STATED EXERCISE - Output every line of the material exactly, omitting images.

DATA SEGMENT -
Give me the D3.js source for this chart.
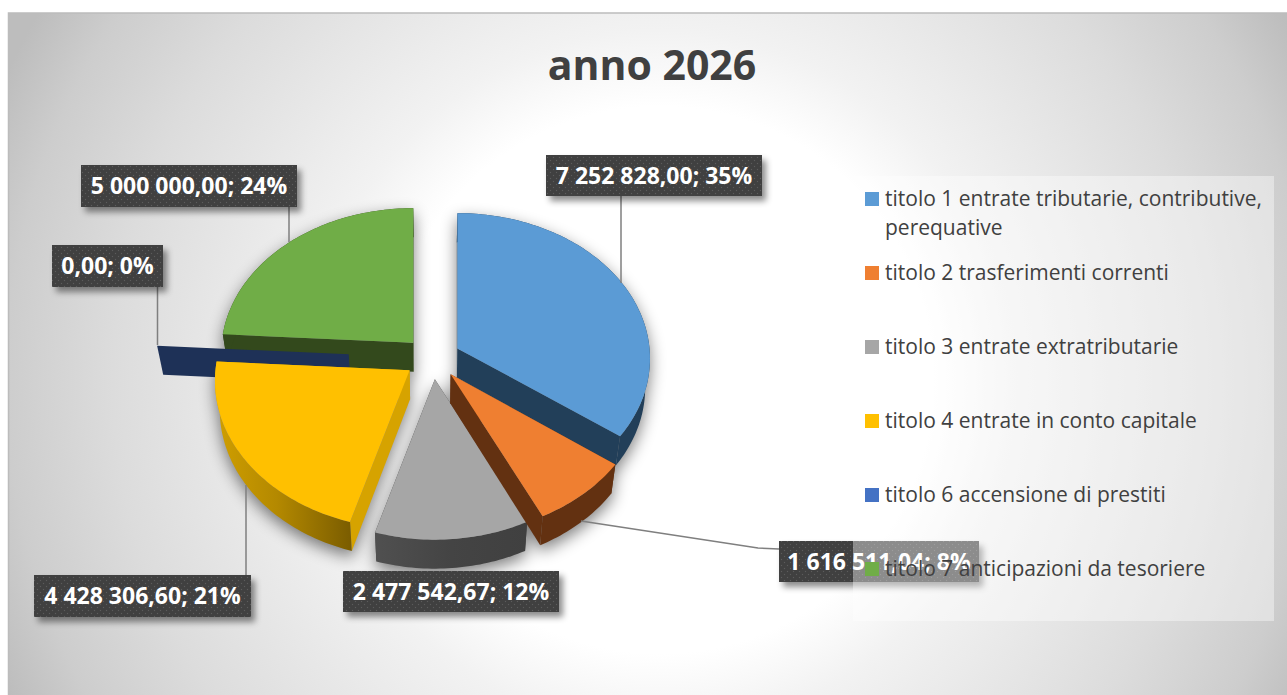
<!DOCTYPE html>
<html><head><meta charset="utf-8">
<script src="https://cdn.jsdelivr.net/npm/d3@7/dist/d3.min.js"></script>
<style>html,body{margin:0;padding:0;background:#fff;overflow:hidden}svg{display:block}</style>
</head><body><svg id="c" width="1287" height="695"></svg>
<script>
const categories=["titolo 1 entrate tributarie, contributive, perequative","titolo 2 trasferimenti correnti","titolo 3 entrate extratributarie","titolo 4 entrate in conto capitale","titolo 6 accensione di prestiti","titolo 7 anticipazioni da tesoriere"];
const values=[7252828.00,1616511.04,2477542.67,4428306.60,0,5000000.00];
const explosion=[0.145,0.145,0.145,0.145,0.435,0.145];
const topColors=["#5b9bd5","#ef7f31","#a6a6a6","#ffc000","#4472c4","#70ad47"];
const wallColors=["#223f59","#633111","#434343","#d6a300","#1e3157","#33491c"];
const legendLines=[["titolo 1 entrate tributarie, contributive,","perequative"],["titolo 2 trasferimenti correnti"],["titolo 3 entrate extratributarie"],["titolo 4 entrate in conto capitale"],["titolo 6 accensione di prestiti"],["titolo 7 anticipazioni da tesoriere"]];
const title="anno 2026";
// label boxes [x,y,w,h] and leader polylines, in reference pixels
const labelBoxes=[[546,155,216,41],[779,541,200,41],[343,571,216,41],[34,575,217,42],[52,245,111,42],[81,165,216,42]];
const leaders=[[[621,196],[621,283]],[[581,521],[758,548],[779,549]],[],[[246,575],[246,485]],[[157.5,287],[157.5,345]],[[289,207],[289,242]]];

const svg=d3.select("#c"), defs=svg.append("defs");
const W=1287,H=695,C={x:432.5,y:358},R=193,Ry=146,P=0.07,DEPTH=29,TAPER=0.978;
// o = explosion offset on the disc, d = point relative to the slice apex
const project=(ou,ov,du,dv)=>{const k=1/(1-P*(ov+dv));return [C.x+R*(ou+du*k),C.y+Ry*(ov+dv)*k];};
const FONT="'Open Sans','Noto Sans',sans-serif";

const bg=defs.append("radialGradient").attr("id","bg").attr("gradientUnits","userSpaceOnUse").attr("cx",660).attr("cy",380).attr("r",760);
[[0,"#ffffff"],[0.36,"#ffffff"],[0.46,"#f2f2f2"],[0.72,"#dcdcdc"],[0.86,"#cdcdcd"],[0.95,"#bdbdbd"],[1,"#bdbdbd"]].forEach(s=>bg.append("stop").attr("offset",s[0]).attr("stop-color",s[1]));
const shadow=defs.append("filter").attr("id","sh").attr("x","-30%").attr("y","-30%").attr("width","160%").attr("height","160%");
shadow.append("feGaussianBlur").attr("stdDeviation",8);
const ls=defs.append("filter").attr("id","ls").attr("x","-10%").attr("y","-30%").attr("width","120%").attr("height","170%");
ls.append("feDropShadow").attr("dx",4).attr("dy",5).attr("stdDeviation",3).attr("flood-color","#000").attr("flood-opacity",.45);
const pat=defs.append("pattern").attr("id","dots").attr("patternUnits","userSpaceOnUse").attr("width",6).attr("height",6);
pat.append("rect").attr("width",6).attr("height",6).attr("fill","#3f3f3f");
pat.append("circle").attr("cx",1.5).attr("cy",1.5).attr("r",.7).attr("fill","#5c5c5c");
pat.append("circle").attr("cx",4.5).attr("cy",4.5).attr("r",.7).attr("fill","#5c5c5c");
const yg=defs.append("linearGradient").attr("id","ywall");
[[0,"#d09f00"],[.45,"#b48900"],[1,"#7a5c00"]].forEach(s=>yg.append("stop").attr("offset",s[0]).attr("stop-color",s[1]));
const gg=defs.append("linearGradient").attr("id","gwall");
[[0,"#505050"],[.5,"#444"],[1,"#404040"]].forEach(s=>gg.append("stop").attr("offset",s[0]).attr("stop-color",s[1]));

svg.append("rect").attr("x",8.5).attr("y",13).attr("width",W).attr("height",H).attr("fill","url(#bg)").attr("stroke","#bcbcbc").attr("stroke-width",1.5);

const pie=d3.pie().sort(null).value(d=>d)(values);
const line=d3.line();
const slices=pie.map((p,i)=>{
  const m=(p.startAngle+p.endAngle)/2,e=explosion[i];
  const ou=e*Math.sin(m),ov=-e*Math.cos(m);
  const n=Math.max(2,Math.ceil((p.endAngle-p.startAngle)/0.02));
  const arc=d3.range(n+1).map(j=>{const a=p.startAngle+(p.endAngle-p.startAngle)*j/n;return project(ou,ov,Math.sin(a),-Math.cos(a));});
  return {i,apex:project(ou,ov,0,0),arc,p};
});
const down=q=>[C.x+(q[0]-C.x)*TAPER,q[1]+DEPTH];
const topPath=s=>line([s.apex,...s.arc])+"Z";
const wallPath=s=>line([...s.arc,...s.arc.slice().reverse().map(down)])+"Z";
const facePath=(s,q)=>line([s.apex,q,down(q),down(s.apex)])+"Z";
const hull=s=>line(d3.polygonHull([s.apex,...s.arc,down(s.apex),...s.arc.map(down)]))+"Z";

// soft shadow layer
const real=slices.filter(s=>values[s.i]>0);
svg.append("g").attr("filter","url(#sh)").attr("transform","translate(0,6)").attr("opacity",.5)
  .selectAll("path").data(real).join("path").attr("d",hull).attr("fill","#000");

const order=[5,0,4,3,2,1];
const g=svg.append("g");
order.forEach(i=>{
  const s=slices[i],col=wallColors[i];
  const wallFill=i===3?"url(#ywall)":i===2?"url(#gwall)":col;
  if(values[i]>0){
    g.append("path").attr("d",facePath(s,s.arc[0])).attr("fill",col);
    g.append("path").attr("d",facePath(s,s.arc[s.arc.length-1])).attr("fill",col);
    g.append("path").attr("d",wallPath(s)).attr("fill",wallFill);
    g.append("path").attr("d",topPath(s)).attr("fill",topColors[i]);
  } else {
    g.append("path").attr("d",facePath(s,s.arc[0])).attr("fill",col);
  }
});

// leaders and labels
const fmt=d3.formatLocale({decimal:",",thousands:"\u00a0",grouping:[3],currency:["",""]}).format(",.2f");
const total=d3.sum(values);
svg.append("g").selectAll("path").data(leaders.filter(l=>l.length)).join("path")
  .attr("d",d=>line(d)).attr("fill","none").attr("stroke","#7f7f7f").attr("stroke-width",1.5);
const lab=svg.append("g").attr("font-family",FONT).attr("font-weight",700).attr("font-size",23).attr("fill","#fff");
values.forEach((v,i)=>{
  const b=labelBoxes[i];
  lab.append("rect").attr("x",b[0]).attr("y",b[1]).attr("width",b[2]).attr("height",b[3]).attr("fill","url(#dots)").attr("filter","url(#ls)");
  lab.append("text").attr("x",b[0]+b[2]/2).attr("y",b[1]+b[3]/2+8).attr("text-anchor","middle")
    .text(fmt(v)+"; "+Math.round(v/total*100)+"%");
});

// title
svg.append("text").attr("x",652).attr("y",80).attr("text-anchor","middle").attr("font-family",FONT).attr("font-weight",700).attr("font-size",41).attr("fill","#404040").text(title);

// legend
svg.append("rect").attr("x",853).attr("y",176).attr("width",421).attr("height",445).attr("fill","#fff").attr("fill-opacity",.4);
const leg=svg.append("g").attr("font-family",FONT).attr("font-size",21).attr("fill","#404040");
const legY=d3.scaleLinear().domain([0,5]).range([206,576]);
categories.forEach((c,i)=>{
  const y=legY(i);
  const sw=i===4?"#4472c4":topColors[i];
  leg.append("rect").attr("x",865).attr("y",y-14).attr("width",14).attr("height",14).attr("fill",sw);
  legendLines[i].forEach((t,j)=>leg.append("text").attr("x",885).attr("y",y+j*29).text(t));
});
</script></body></html>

RESPONSE TO THIS TASK -
Give me the D3.js source for this chart.
<!DOCTYPE html>
<html><head><meta charset="utf-8">
<script src="https://cdn.jsdelivr.net/npm/d3@7/dist/d3.min.js"></script>
<style>html,body{margin:0;padding:0;background:#fff;overflow:hidden}svg{display:block}</style>
</head><body><svg id="c" width="1287" height="695"></svg>
<script>
const categories=["titolo 1 entrate tributarie, contributive, perequative","titolo 2 trasferimenti correnti","titolo 3 entrate extratributarie","titolo 4 entrate in conto capitale","titolo 6 accensione di prestiti","titolo 7 anticipazioni da tesoriere"];
const values=[7252828.00,1616511.04,2477542.67,4428306.60,0,5000000.00];
const explosion=[0.145,0.145,0.145,0.145,0.435,0.145];
const topColors=["#5b9bd5","#ef7f31","#a6a6a6","#ffc000","#4472c4","#70ad47"];
const wallColors=["#223f59","#633111","#434343","#d6a300","#1e3157","#33491c"];
const legendLines=[["titolo 1 entrate tributarie, contributive,","perequative"],["titolo 2 trasferimenti correnti"],["titolo 3 entrate extratributarie"],["titolo 4 entrate in conto capitale"],["titolo 6 accensione di prestiti"],["titolo 7 anticipazioni da tesoriere"]];
const title="anno 2026";
// label boxes [x,y,w,h] and leader polylines, in reference pixels
const labelBoxes=[[546,155,216,41],[779,541,200,41],[343,571,216,41],[34,575,217,42],[52,245,111,42],[81,165,216,42]];
const leaders=[[[621,196],[621,283]],[[581,521],[758,548],[779,549]],[],[[246,575],[246,485]],[[157.5,287],[157.5,345]],[[289,207],[289,242]]];

const svg=d3.select("#c"), defs=svg.append("defs");
const W=1287,H=695,C={x:432.5,y:358},R=193,Ry=146,P=0.07,DEPTH=29,TAPER=0.978;
// o = explosion offset on the disc, d = point relative to the slice apex
const project=(ou,ov,du,dv)=>{const k=1/(1-P*(ov+dv));return [C.x+R*(ou+du*k),C.y+Ry*(ov+dv)*k];};
const FONT="'Open Sans','Noto Sans',sans-serif";

const bg=defs.append("radialGradient").attr("id","bg").attr("gradientUnits","userSpaceOnUse").attr("cx",660).attr("cy",380).attr("r",760);
[[0,"#ffffff"],[0.36,"#ffffff"],[0.46,"#f2f2f2"],[0.72,"#dcdcdc"],[0.86,"#cdcdcd"],[0.95,"#bdbdbd"],[1,"#bdbdbd"]].forEach(s=>bg.append("stop").attr("offset",s[0]).attr("stop-color",s[1]));
const shadow=defs.append("filter").attr("id","sh").attr("x","-30%").attr("y","-30%").attr("width","160%").attr("height","160%");
shadow.append("feGaussianBlur").attr("stdDeviation",8);
const ls=defs.append("filter").attr("id","ls").attr("x","-10%").attr("y","-30%").attr("width","120%").attr("height","170%");
ls.append("feDropShadow").attr("dx",4).attr("dy",5).attr("stdDeviation",3).attr("flood-color","#000").attr("flood-opacity",.45);
const pat=defs.append("pattern").attr("id","dots").attr("patternUnits","userSpaceOnUse").attr("width",6).attr("height",6);
pat.append("rect").attr("width",6).attr("height",6).attr("fill","#3f3f3f");
pat.append("circle").attr("cx",1.5).attr("cy",1.5).attr("r",.7).attr("fill","#5c5c5c");
pat.append("circle").attr("cx",4.5).attr("cy",4.5).attr("r",.7).attr("fill","#5c5c5c");
const yg=defs.append("linearGradient").attr("id","ywall");
[[0,"#d09f00"],[.45,"#b48900"],[1,"#7a5c00"]].forEach(s=>yg.append("stop").attr("offset",s[0]).attr("stop-color",s[1]));
const gg=defs.append("linearGradient").attr("id","gwall");
[[0,"#505050"],[.5,"#444"],[1,"#404040"]].forEach(s=>gg.append("stop").attr("offset",s[0]).attr("stop-color",s[1]));

svg.append("rect").attr("x",8.5).attr("y",13).attr("width",W).attr("height",H).attr("fill","url(#bg)").attr("stroke","#bcbcbc").attr("stroke-width",1.5);

const pie=d3.pie().sort(null).value(d=>d)(values);
const line=d3.line();
const slices=pie.map((p,i)=>{
  const m=(p.startAngle+p.endAngle)/2,e=explosion[i];
  const ou=e*Math.sin(m),ov=-e*Math.cos(m);
  const n=Math.max(2,Math.ceil((p.endAngle-p.startAngle)/0.02));
  const arc=d3.range(n+1).map(j=>{const a=p.startAngle+(p.endAngle-p.startAngle)*j/n;return project(ou,ov,Math.sin(a),-Math.cos(a));});
  return {i,apex:project(ou,ov,0,0),arc,p};
});
const down=q=>[C.x+(q[0]-C.x)*TAPER,q[1]+DEPTH];
const topPath=s=>line([s.apex,...s.arc])+"Z";
const wallPath=s=>line([...s.arc,...s.arc.slice().reverse().map(down)])+"Z";
const facePath=(s,q)=>line([s.apex,q,down(q),down(s.apex)])+"Z";
const hull=s=>line(d3.polygonHull([s.apex,...s.arc,down(s.apex),...s.arc.map(down)]))+"Z";

// soft shadow layer
const real=slices.filter(s=>values[s.i]>0);
svg.append("g").attr("filter","url(#sh)").attr("transform","translate(0,6)").attr("opacity",.5)
  .selectAll("path").data(real).join("path").attr("d",hull).attr("fill","#000");

const order=[5,0,4,3,2,1];
const g=svg.append("g");
order.forEach(i=>{
  const s=slices[i],col=wallColors[i];
  const wallFill=i===3?"url(#ywall)":i===2?"url(#gwall)":col;
  if(values[i]>0){
    g.append("path").attr("d",facePath(s,s.arc[0])).attr("fill",col);
    g.append("path").attr("d",facePath(s,s.arc[s.arc.length-1])).attr("fill",col);
    g.append("path").attr("d",wallPath(s)).attr("fill",wallFill);
    g.append("path").attr("d",topPath(s)).attr("fill",topColors[i]);
  } else {
    g.append("path").attr("d",facePath(s,s.arc[0])).attr("fill",col);
  }
});

// leaders and labels
const fmt=d3.formatLocale({decimal:",",thousands:"\u00a0",grouping:[3],currency:["",""]}).format(",.2f");
const total=d3.sum(values);
svg.append("g").selectAll("path").data(leaders.filter(l=>l.length)).join("path")
  .attr("d",d=>line(d)).attr("fill","none").attr("stroke","#7f7f7f").attr("stroke-width",1.5);
const lab=svg.append("g").attr("font-family",FONT).attr("font-weight",700).attr("font-size",23).attr("fill","#fff");
values.forEach((v,i)=>{
  const b=labelBoxes[i];
  lab.append("rect").attr("x",b[0]).attr("y",b[1]).attr("width",b[2]).attr("height",b[3]).attr("fill","url(#dots)").attr("filter","url(#ls)");
  lab.append("text").attr("x",b[0]+b[2]/2).attr("y",b[1]+b[3]/2+8).attr("text-anchor","middle")
    .text(fmt(v)+"; "+Math.round(v/total*100)+"%");
});

// title
svg.append("text").attr("x",652).attr("y",80).attr("text-anchor","middle").attr("font-family",FONT).attr("font-weight",700).attr("font-size",41).attr("fill","#404040").text(title);

// legend
svg.append("rect").attr("x",853).attr("y",176).attr("width",421).attr("height",445).attr("fill","#fff").attr("fill-opacity",.4);
const leg=svg.append("g").attr("font-family",FONT).attr("font-size",21).attr("fill","#404040");
const legY=d3.scaleLinear().domain([0,5]).range([206,576]);
categories.forEach((c,i)=>{
  const y=legY(i);
  const sw=i===4?"#4472c4":topColors[i];
  leg.append("rect").attr("x",865).attr("y",y-14).attr("width",14).attr("height",14).attr("fill",sw);
  legendLines[i].forEach((t,j)=>leg.append("text").attr("x",885).attr("y",y+j*29).text(t));
});
</script></body></html>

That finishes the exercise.